Cowen nears deal to halt Executive collapse
TAOISEACH Brian Cowen was last night edging towards brokering a deal to rescue the Northern power-sharing government from collapse.
Mr Cowen and British Prime Minister Gordon Brown had prepared a document setting out the various positions on the contentious issues to try to stave off Assembly elections.
The sticking points remained a date for handing over policing powers to Belfast and the refereeing of contentious parades.
A meeting between the Sinn Fein and DUP delegations on the fringes of the talks inside Hillsborough Castle was regarded as crucial to the outcome.
Both parties were aware that details of the deal on the table would emerge, if the talks collapsed, with a risk of them being blamed for the failure to strike a deal.
However, progress was reported after a second day of emergency talks at Hillsborough Castle, which were expected to go into the early hours of this morning.
But Mr Brown's need to be back in London this morning to take prime minister's questions in Westminster placed a greater degree of urgency on the talks last night.

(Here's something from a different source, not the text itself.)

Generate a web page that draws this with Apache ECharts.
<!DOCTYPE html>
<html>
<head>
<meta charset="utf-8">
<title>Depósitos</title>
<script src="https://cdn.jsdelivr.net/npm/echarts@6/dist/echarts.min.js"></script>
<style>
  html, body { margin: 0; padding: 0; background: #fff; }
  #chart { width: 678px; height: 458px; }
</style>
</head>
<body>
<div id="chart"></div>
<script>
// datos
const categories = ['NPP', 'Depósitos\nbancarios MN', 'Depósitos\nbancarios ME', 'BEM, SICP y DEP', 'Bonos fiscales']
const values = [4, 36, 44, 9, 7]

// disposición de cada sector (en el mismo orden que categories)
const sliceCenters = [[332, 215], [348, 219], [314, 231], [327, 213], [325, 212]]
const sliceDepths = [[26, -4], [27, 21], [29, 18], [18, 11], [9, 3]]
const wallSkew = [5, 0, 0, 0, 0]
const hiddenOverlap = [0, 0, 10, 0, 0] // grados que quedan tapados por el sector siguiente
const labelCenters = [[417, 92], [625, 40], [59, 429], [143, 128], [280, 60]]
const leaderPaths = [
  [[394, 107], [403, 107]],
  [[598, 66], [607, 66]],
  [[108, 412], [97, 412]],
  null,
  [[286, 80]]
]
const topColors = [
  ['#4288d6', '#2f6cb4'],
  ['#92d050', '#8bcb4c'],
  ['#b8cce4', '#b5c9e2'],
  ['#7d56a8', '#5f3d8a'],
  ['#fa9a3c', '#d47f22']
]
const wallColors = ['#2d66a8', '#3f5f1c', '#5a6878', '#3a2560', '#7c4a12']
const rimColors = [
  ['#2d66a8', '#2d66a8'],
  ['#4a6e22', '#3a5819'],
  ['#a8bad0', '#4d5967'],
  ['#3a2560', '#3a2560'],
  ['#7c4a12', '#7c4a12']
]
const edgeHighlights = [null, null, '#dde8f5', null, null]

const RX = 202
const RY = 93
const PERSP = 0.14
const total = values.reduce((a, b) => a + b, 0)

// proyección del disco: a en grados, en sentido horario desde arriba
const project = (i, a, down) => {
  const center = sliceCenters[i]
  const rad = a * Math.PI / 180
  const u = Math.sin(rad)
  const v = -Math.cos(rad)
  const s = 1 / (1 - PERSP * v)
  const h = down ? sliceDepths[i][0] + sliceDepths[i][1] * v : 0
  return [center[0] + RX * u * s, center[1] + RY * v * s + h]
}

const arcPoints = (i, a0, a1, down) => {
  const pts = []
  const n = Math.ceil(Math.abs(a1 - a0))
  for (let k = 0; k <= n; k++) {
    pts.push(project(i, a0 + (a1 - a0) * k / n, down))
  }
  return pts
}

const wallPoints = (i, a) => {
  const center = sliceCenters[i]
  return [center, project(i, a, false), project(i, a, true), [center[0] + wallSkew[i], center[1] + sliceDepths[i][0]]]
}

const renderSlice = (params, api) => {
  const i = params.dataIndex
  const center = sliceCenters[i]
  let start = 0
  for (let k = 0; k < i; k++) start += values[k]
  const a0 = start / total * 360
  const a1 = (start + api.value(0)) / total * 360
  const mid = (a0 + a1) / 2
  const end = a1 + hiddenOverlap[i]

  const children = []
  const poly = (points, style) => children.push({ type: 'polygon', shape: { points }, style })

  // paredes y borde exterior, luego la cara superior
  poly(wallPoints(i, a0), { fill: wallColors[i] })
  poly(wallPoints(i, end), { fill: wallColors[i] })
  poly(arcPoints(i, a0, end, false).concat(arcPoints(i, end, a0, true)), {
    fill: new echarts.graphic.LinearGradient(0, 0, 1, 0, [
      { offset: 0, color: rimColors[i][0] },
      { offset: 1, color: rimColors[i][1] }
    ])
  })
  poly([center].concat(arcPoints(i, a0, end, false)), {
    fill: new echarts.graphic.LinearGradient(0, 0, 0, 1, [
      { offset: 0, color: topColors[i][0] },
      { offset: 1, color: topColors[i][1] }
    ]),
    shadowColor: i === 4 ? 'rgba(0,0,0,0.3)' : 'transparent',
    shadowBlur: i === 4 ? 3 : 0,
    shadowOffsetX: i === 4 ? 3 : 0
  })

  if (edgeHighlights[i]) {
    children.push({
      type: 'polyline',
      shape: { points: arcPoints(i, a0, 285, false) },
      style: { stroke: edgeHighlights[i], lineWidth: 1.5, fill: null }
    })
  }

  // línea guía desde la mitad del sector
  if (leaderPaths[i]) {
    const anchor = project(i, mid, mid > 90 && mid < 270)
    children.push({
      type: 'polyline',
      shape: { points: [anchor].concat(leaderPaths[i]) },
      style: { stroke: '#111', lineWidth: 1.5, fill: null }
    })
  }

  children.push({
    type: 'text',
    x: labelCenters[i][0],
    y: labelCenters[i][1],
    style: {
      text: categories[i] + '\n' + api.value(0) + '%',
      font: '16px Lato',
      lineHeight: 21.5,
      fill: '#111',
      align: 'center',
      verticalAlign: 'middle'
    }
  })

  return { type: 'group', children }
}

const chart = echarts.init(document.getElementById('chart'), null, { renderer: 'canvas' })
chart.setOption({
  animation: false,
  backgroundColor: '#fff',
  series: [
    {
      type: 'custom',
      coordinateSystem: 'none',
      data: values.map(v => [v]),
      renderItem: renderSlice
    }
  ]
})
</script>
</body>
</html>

The DUP played down suggestions of a crisis with their leader, Peter Robinson, insisting his party had nothing to fear from the devolution of policing.
But Mr Robinson's conciliatory tone was said to be at odds with the tough line he was adopting inside the meetings.

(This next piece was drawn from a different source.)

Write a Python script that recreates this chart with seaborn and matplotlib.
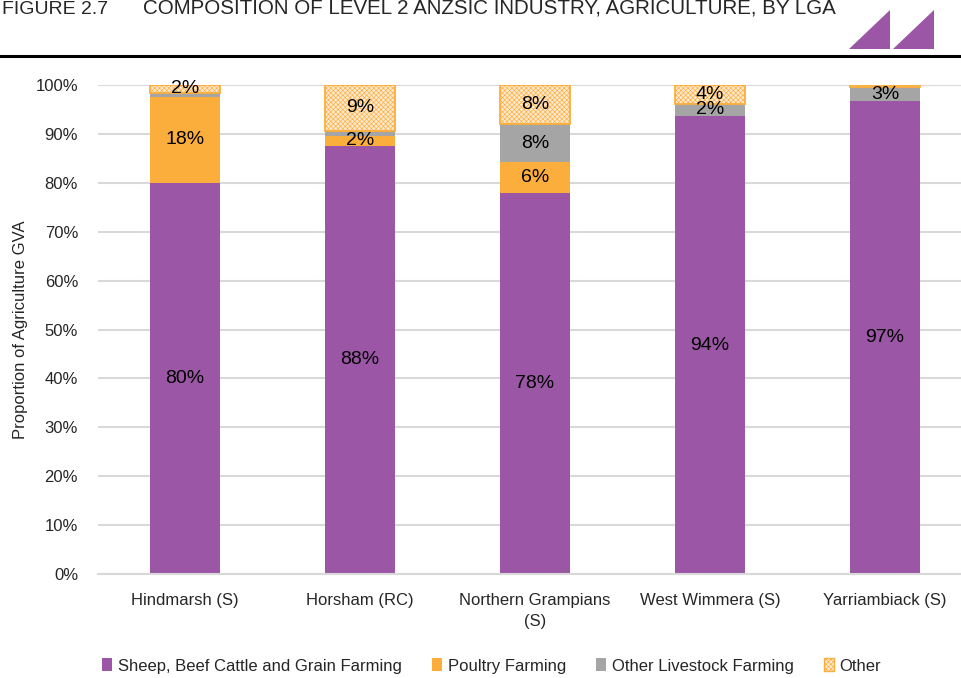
import numpy as np
import pandas as pd
import matplotlib
matplotlib.use("Agg")
import matplotlib.pyplot as plt
from matplotlib.patches import Patch, Polygon
import seaborn as sns

# ---- data ----
categories = ["Hindmarsh (S)", "Horsham (RC)", "Northern Grampians\n(S)",
              "West Wimmera (S)", "Yarriambiack (S)"]
series_names = ["Sheep, Beef Cattle and Grain Farming", "Poultry Farming",
                "Other Livestock Farming", "Other"]
sheep = [80.0, 87.6, 78.0, 93.6, 96.8]
poultry = [17.6, 2.0, 6.2, 0.1, 0.0]
livestock = [0.8, 1.0, 7.8, 2.4, 2.7]
other = [1.6, 9.4, 8.0, 3.9, 0.5]
y_ticks = [0, 10, 20, 30, 40, 50, 60, 70, 80, 90, 100]

sns.set_theme(style="white")
plt.rcParams["font.family"] = ["Liberation Sans", "DejaVu Sans"]
plt.rcParams["hatch.linewidth"] = 0.45

purple = "#9B57A5"
orange = "#FBAE3C"
grey = "#A5A5A5"
other_face = "#FEE9CF"

W, H = 961, 678
fig = plt.figure(figsize=(W / 100, H / 100), dpi=100)
ax = fig.add_axes([97.5 / W, 1 - 574 / H, 875 / W, 489 / H])

series = [sheep, poultry, livestock, other]
styles = [dict(color=purple, edgecolor="none", linewidth=0),
          dict(color=orange, edgecolor="none", linewidth=0),
          dict(color=grey, edgecolor="none", linewidth=0),
          dict(color=other_face, edgecolor=orange, hatch="xxxxxxx", linewidth=1.3)]

bottom = np.zeros(len(categories))
for name, vals, st in zip(series_names, series, styles):
    df = pd.DataFrame({"cat": categories, "val": vals})
    n_before = len(ax.patches)
    sns.barplot(data=df, x="cat", y="val", order=categories, width=0.4,
                bottom=bottom, ax=ax, errorbar=None, saturation=1, **st)
    new = ax.patches[n_before:]
    for p, v, b in zip(new, vals, bottom):
        if v >= 1.5:
            ax.text(p.get_x() + p.get_width() / 2, b + v / 2, f"{v:.0f}%",
                    ha="center", va="center", fontsize=14, color="black")
    bottom = bottom + np.array(vals)

ax.set_ylim(0, 100)
ax.set_xlim(-0.5, len(categories) - 0.5)
ax.set_yticks(y_ticks)
ax.set_yticklabels([f"{t}%" for t in y_ticks], fontsize=12)
ax.tick_params(axis="x", labelsize=12, length=0, pad=14)
for lbl in ax.get_xticklabels():
    lbl.set_linespacing(1.45)
ax.tick_params(axis="y", length=0, pad=14)
ax.set_xlabel("")
ax.set_ylabel("Proportion of Agriculture GVA", fontsize=12, labelpad=5)
ax.yaxis.grid(True, color="#D9D9D9", linewidth=1.5)
ax.set_axisbelow(True)
for s in ["top", "right", "left"]:
    ax.spines[s].set_visible(False)
ax.spines["bottom"].set_color("#D9D9D9")
ax.spines["bottom"].set_linewidth(1.5)

# header
fig.text(2 / W, 1 - 14 / H, "FIGURE 2.7", fontsize=14, ha="left", va="baseline")
fig.text(143 / W, 1 - 14 / H,
         "COMPOSITION OF LEVEL 2 ANZSIC INDUSTRY, AGRICULTURE, BY LGA",
         fontsize=14.8, ha="left", va="baseline")
fig.add_artist(plt.Line2D([0, 1], [1 - 56 / H, 1 - 56 / H], color="black",
                          linewidth=2.2, transform=fig.transFigure))
for x0 in (849, 893):
    tri = Polygon([[x0 / W, 1 - 49 / H], [(x0 + 41) / W, 1 - 10 / H],
                   [(x0 + 41) / W, 1 - 49 / H]], closed=True,
                  facecolor=purple, edgecolor="none", transform=fig.transFigure)
    fig.add_artist(tri)

handles = [Patch(facecolor=purple, edgecolor="none"),
           Patch(facecolor=orange, edgecolor="none"),
           Patch(facecolor=grey, edgecolor="none"),
           Patch(facecolor=other_face, edgecolor=orange, hatch="xxxxxxx")]
fig.legend(handles, series_names, loc="center", bbox_to_anchor=(491.5 / W, 1 - 666 / H),
           ncol=4, frameon=False, fontsize=12, handlelength=0.6, handleheight=0.8,
           handletextpad=0.35, columnspacing=1.8)

fig.savefig("out.png", dpi=100)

After 7pm last night, 24 hours after their dramatic arrival in Hillsborough, Mr Cowen and Mr Brown convened round-table talks with all the parties.
These talks were attended by First Minister Mr Robinson and Sinn Fein's Martin McGuinness, the Deputy First Minister -- and the mood was said to be positive.
The plenary session followed a day of draft documents being circulated and amended.
Foreign Affairs Minister Micheal Martin said the talks on devolving policing and justice powers from London to Belfast were "positive and constructive".
"Both governments remain satisfied at the level of engagement by all of the parties and the party leaders and indeed by the participants in the discussions," he said.
"They are determined to see a resolution to this."
The talks centred on a date for the transfer of the powers, likely to be before the British general election in early May, and the continued status of the body that rules on disputed parades.
A greater degree of community engagement could help resolve the question of the adjudication of controversial loyal order parades.
The approach taken in Derry, known as the 'Derry Model', where there was a negotiated solution and a lack of confrontation, was regarded as the potential solution.
Mr Martin said there was a "lot of common ground" between parties on finding local solutions to parades.
Mr Cowen and Mr Brown restarted the talks mid-morning after the first night of negotiations went on until after 3am.
The Taoiseach and prime minister had to clear their diaries for the negotiations.
The regular Tuesday morning cabinet meeting at Government Buildings was chaired by Tanaiste Mary Coughlan, in Mr Cowen's absence, while the British cabinet meeting was postponed.
Mr Robinson said he was hopeful a resolution could be reached. But he also cautioned it was too early to tell if a deal would be made on devolving policing and justice powers.
"It really isn't until the last few minutes or hours that you do get the sense that it can be put together," he said.
"I can't say that there is going to be a deal, we are going to sit at the table. . . until we get the deal.
"The issue of policing and justice has dogged us in the Assembly. It has taken away the focus that we should have on other issues," he added.
Mr Robinson temporarily stood down as First Minister earlier this month after the fallout from the controversy over the affair involving his wife Iris.
The Obama administration is keeping a close eye on the negotiations, with Mr Brown holding a telephone conversation with US Secretary of State Hillary Clinton yesterday afternoon.